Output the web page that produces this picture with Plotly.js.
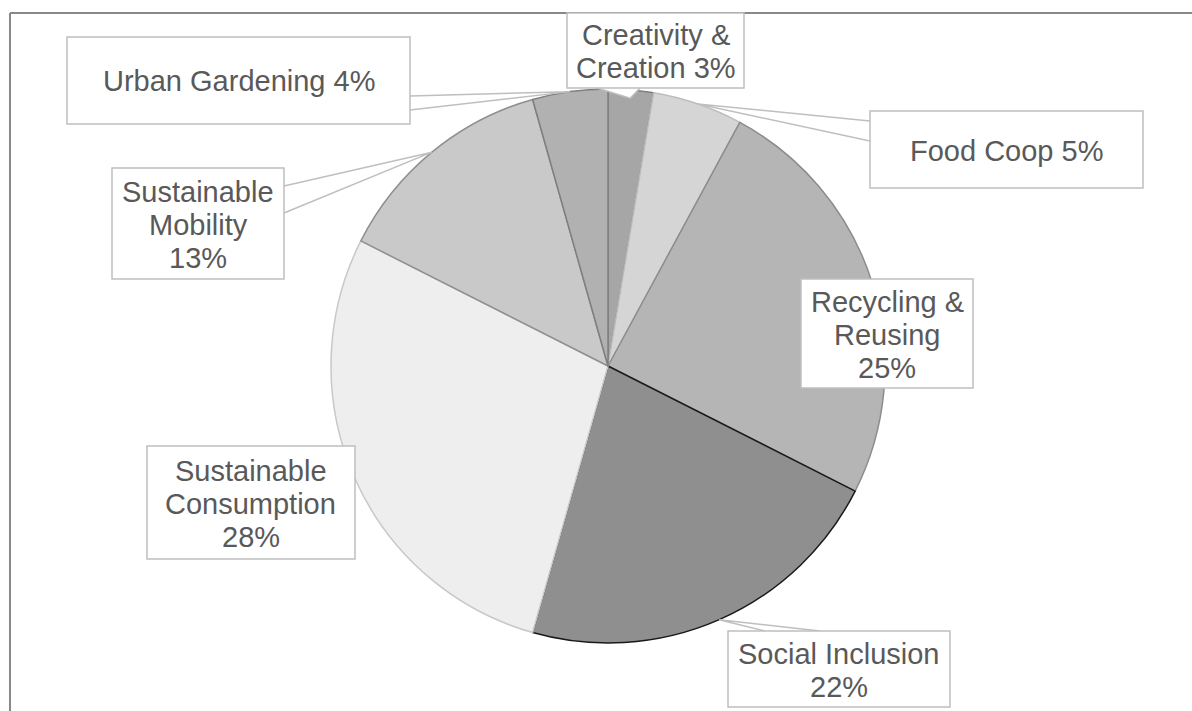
<!DOCTYPE html>
<html>
<head>
<meta charset="utf-8">
<script src="https://cdn.plot.ly/plotly-3.0.1.min.js"></script>
<style>html,body{margin:0;padding:0;background:#fff;}#chart{width:1192px;height:711px;}</style>
</head>
<body>
<div id="chart"></div>
<script>
// ---- data ----
const categories = ["Creativity & Creation", "Food Coop", "Recycling & Reusing", "Social Inclusion", "Sustainable Consumption", "Sustainable Mobility", "Urban Gardening"];
const counts = [3, 6, 28, 25, 32, 15, 5];

// ---- styling / layout (not data) ----
const W = 1192, H = 711;
const CX = 608, CY = 366, R = 277;
const LINE_H = 33, FONT_SIZE = 29;
const fillColors = ["#a6a6a6", "#d5d5d5", "#b5b5b5", "#8f8f8f", "#eeeeee", "#c9c9c9", "#b1b1b1"];
const lineColors = ["#7a7a7a", "#bdbdbd", "#8c8c8c", "#1a1a1a", "#c8c8c8", "#8f8f8f", "#7f7f7f"];

// label boxes in pixels: [left, top, right, bottom]; breaks = word indices starting a new line
const callouts = [
  {box: [567, 13, 744, 88],   breaks: [2], pctLine: false, base: [[597, 88], [640, 88]], rf: 0.97},
  {box: [870, 111, 1143, 188], breaks: [],  pctLine: false, base: [[870, 121], [870, 141]], rf: 1.0},
  {box: [801, 279, 973, 388], breaks: [2], pctLine: true,  base: null},
  {box: [728, 631, 950, 707], breaks: [],  pctLine: true,  base: [[765, 631], [820, 631]], rf: 1.0},
  {box: [147, 446, 355, 559], breaks: [1], pctLine: true,  base: null},
  {box: [112, 168, 284, 279], breaks: [1], pctLine: true,  base: [[284, 186], [284, 213]], rf: 1.0},
  {box: [67, 37, 410, 124],   breaks: [],  pctLine: false, base: [[410, 96], [410, 110]], rf: 1.0}
];

const px = x => x / W;
const py = y => 1 - y / H;

const total = counts.reduce((a, b) => a + b, 0);

const trace = {
  type: "pie",
  labels: categories,
  values: counts,
  sort: false,
  direction: "clockwise",
  rotation: 0,
  textinfo: "none",
  hoverinfo: "label+value+percent",
  showlegend: false,
  marker: {colors: fillColors, line: {color: lineColors, width: 1.5}},
  domain: {x: [px(CX - R), px(CX + R)], y: [py(CY + R), py(CY - R)]}
};

const annotations = [];
const wedgeShapes = [];
const boxShapes = [];
let cum = 0;
categories.forEach((name, i) => {
  const frac = counts[i] / total;
  const mid = cum + frac / 2;
  cum += frac;
  const c = callouts[i];
  const words = name.split(" ");
  const lines = [];
  let cur = "";
  words.forEach((w, k) => {
    if (k > 0 && c.breaks.includes(k)) { lines.push(cur); cur = w; }
    else cur = cur ? cur + " " + w : w;
  });
  const pct = Math.round(frac * 100) + "%";
  if (c.pctLine) { lines.push(cur); lines.push(pct); }
  else lines.push(cur + " " + pct);

  const [l, t, r, b] = c.box;
  if (c.base) {
    const ang = mid * 2 * Math.PI;
    const tx = CX + R * c.rf * Math.sin(ang);
    const ty = CY - R * c.rf * Math.cos(ang);
    wedgeShapes.push({
      type: "path", xref: "paper", yref: "paper", layer: "above",
      path: `M ${px(c.base[0][0])} ${py(c.base[0][1])} L ${px(tx)} ${py(ty)} L ${px(c.base[1][0])} ${py(c.base[1][1])}`,
      line: {color: "#bfbfbf", width: 1.5},
      fillcolor: "rgba(255,255,255,1)"
    });
  }
  boxShapes.push({
    type: "rect", xref: "paper", yref: "paper", layer: "above",
    x0: px(l), x1: px(r), y0: py(b), y1: py(t),
    line: {color: "#bfbfbf", width: 1.5},
    fillcolor: "#ffffff"
  });
  const cyBox = (t + b) / 2;
  const n = lines.length;
  lines.forEach((ln, k) => {
    annotations.push({
      xref: "paper", yref: "paper",
      x: px((l + r) / 2), y: py(cyBox + (k - (n - 1) / 2) * LINE_H + 1),
      xanchor: "center", yanchor: "middle",
      text: ln, showarrow: false,
      font: {family: "Liberation Sans, Arial, sans-serif", size: FONT_SIZE, color: "#595959"}
    });
  });
});

// open chart-area frame (left and top edges visible)
const frameShapes = [
  {type: "line", xref: "paper", yref: "paper", x0: px(10), y0: py(13), x1: px(10), y1: -0.05, line: {color: "#898989", width: 2}, layer: "below"},
  {type: "line", xref: "paper", yref: "paper", x0: px(10), y0: py(13), x1: 1.05, y1: py(13), line: {color: "#898989", width: 2}, layer: "below"}
];

const layout = {
  width: W, height: H,
  margin: {l: 0, r: 0, t: 0, b: 0},
  paper_bgcolor: "#ffffff",
  plot_bgcolor: "#ffffff",
  showlegend: false,
  annotations: annotations,
  shapes: frameShapes.concat(wedgeShapes, boxShapes)
};

Plotly.newPlot("chart", [trace], layout, {displayModeBar: false, staticPlot: true});
</script>
</body>
</html>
■ ■ ■ ■ ■ ■ ■
__Given exercise__. Leave out the pictures and restate everything else word for word.

__Answer to this problem__.
Output the web page that produces this picture with Plotly.js.
<!DOCTYPE html>
<html>
<head>
<meta charset="utf-8">
<script src="https://cdn.plot.ly/plotly-3.0.1.min.js"></script>
<style>html,body{margin:0;padding:0;background:#fff;}#chart{width:1192px;height:711px;}</style>
</head>
<body>
<div id="chart"></div>
<script>
// ---- data ----
const categories = ["Creativity & Creation", "Food Coop", "Recycling & Reusing", "Social Inclusion", "Sustainable Consumption", "Sustainable Mobility", "Urban Gardening"];
const counts = [3, 6, 28, 25, 32, 15, 5];

// ---- styling / layout (not data) ----
const W = 1192, H = 711;
const CX = 608, CY = 366, R = 277;
const LINE_H = 33, FONT_SIZE = 29;
const fillColors = ["#a6a6a6", "#d5d5d5", "#b5b5b5", "#8f8f8f", "#eeeeee", "#c9c9c9", "#b1b1b1"];
const lineColors = ["#7a7a7a", "#bdbdbd", "#8c8c8c", "#1a1a1a", "#c8c8c8", "#8f8f8f", "#7f7f7f"];

// label boxes in pixels: [left, top, right, bottom]; breaks = word indices starting a new line
const callouts = [
  {box: [567, 13, 744, 88],   breaks: [2], pctLine: false, base: [[597, 88], [640, 88]], rf: 0.97},
  {box: [870, 111, 1143, 188], breaks: [],  pctLine: false, base: [[870, 121], [870, 141]], rf: 1.0},
  {box: [801, 279, 973, 388], breaks: [2], pctLine: true,  base: null},
  {box: [728, 631, 950, 707], breaks: [],  pctLine: true,  base: [[765, 631], [820, 631]], rf: 1.0},
  {box: [147, 446, 355, 559], breaks: [1], pctLine: true,  base: null},
  {box: [112, 168, 284, 279], breaks: [1], pctLine: true,  base: [[284, 186], [284, 213]], rf: 1.0},
  {box: [67, 37, 410, 124],   breaks: [],  pctLine: false, base: [[410, 96], [410, 110]], rf: 1.0}
];

const px = x => x / W;
const py = y => 1 - y / H;

const total = counts.reduce((a, b) => a + b, 0);

const trace = {
  type: "pie",
  labels: categories,
  values: counts,
  sort: false,
  direction: "clockwise",
  rotation: 0,
  textinfo: "none",
  hoverinfo: "label+value+percent",
  showlegend: false,
  marker: {colors: fillColors, line: {color: lineColors, width: 1.5}},
  domain: {x: [px(CX - R), px(CX + R)], y: [py(CY + R), py(CY - R)]}
};

const annotations = [];
const wedgeShapes = [];
const boxShapes = [];
let cum = 0;
categories.forEach((name, i) => {
  const frac = counts[i] / total;
  const mid = cum + frac / 2;
  cum += frac;
  const c = callouts[i];
  const words = name.split(" ");
  const lines = [];
  let cur = "";
  words.forEach((w, k) => {
    if (k > 0 && c.breaks.includes(k)) { lines.push(cur); cur = w; }
    else cur = cur ? cur + " " + w : w;
  });
  const pct = Math.round(frac * 100) + "%";
  if (c.pctLine) { lines.push(cur); lines.push(pct); }
  else lines.push(cur + " " + pct);

  const [l, t, r, b] = c.box;
  if (c.base) {
    const ang = mid * 2 * Math.PI;
    const tx = CX + R * c.rf * Math.sin(ang);
    const ty = CY - R * c.rf * Math.cos(ang);
    wedgeShapes.push({
      type: "path", xref: "paper", yref: "paper", layer: "above",
      path: `M ${px(c.base[0][0])} ${py(c.base[0][1])} L ${px(tx)} ${py(ty)} L ${px(c.base[1][0])} ${py(c.base[1][1])}`,
      line: {color: "#bfbfbf", width: 1.5},
      fillcolor: "rgba(255,255,255,1)"
    });
  }
  boxShapes.push({
    type: "rect", xref: "paper", yref: "paper", layer: "above",
    x0: px(l), x1: px(r), y0: py(b), y1: py(t),
    line: {color: "#bfbfbf", width: 1.5},
    fillcolor: "#ffffff"
  });
  const cyBox = (t + b) / 2;
  const n = lines.length;
  lines.forEach((ln, k) => {
    annotations.push({
      xref: "paper", yref: "paper",
      x: px((l + r) / 2), y: py(cyBox + (k - (n - 1) / 2) * LINE_H + 1),
      xanchor: "center", yanchor: "middle",
      text: ln, showarrow: false,
      font: {family: "Liberation Sans, Arial, sans-serif", size: FONT_SIZE, color: "#595959"}
    });
  });
});

// open chart-area frame (left and top edges visible)
const frameShapes = [
  {type: "line", xref: "paper", yref: "paper", x0: px(10), y0: py(13), x1: px(10), y1: -0.05, line: {color: "#898989", width: 2}, layer: "below"},
  {type: "line", xref: "paper", yref: "paper", x0: px(10), y0: py(13), x1: 1.05, y1: py(13), line: {color: "#898989", width: 2}, layer: "below"}
];

const layout = {
  width: W, height: H,
  margin: {l: 0, r: 0, t: 0, b: 0},
  paper_bgcolor: "#ffffff",
  plot_bgcolor: "#ffffff",
  showlegend: false,
  annotations: annotations,
  shapes: frameShapes.concat(wedgeShapes, boxShapes)
};

Plotly.newPlot("chart", [trace], layout, {displayModeBar: false, staticPlot: true});
</script>
</body>
</html>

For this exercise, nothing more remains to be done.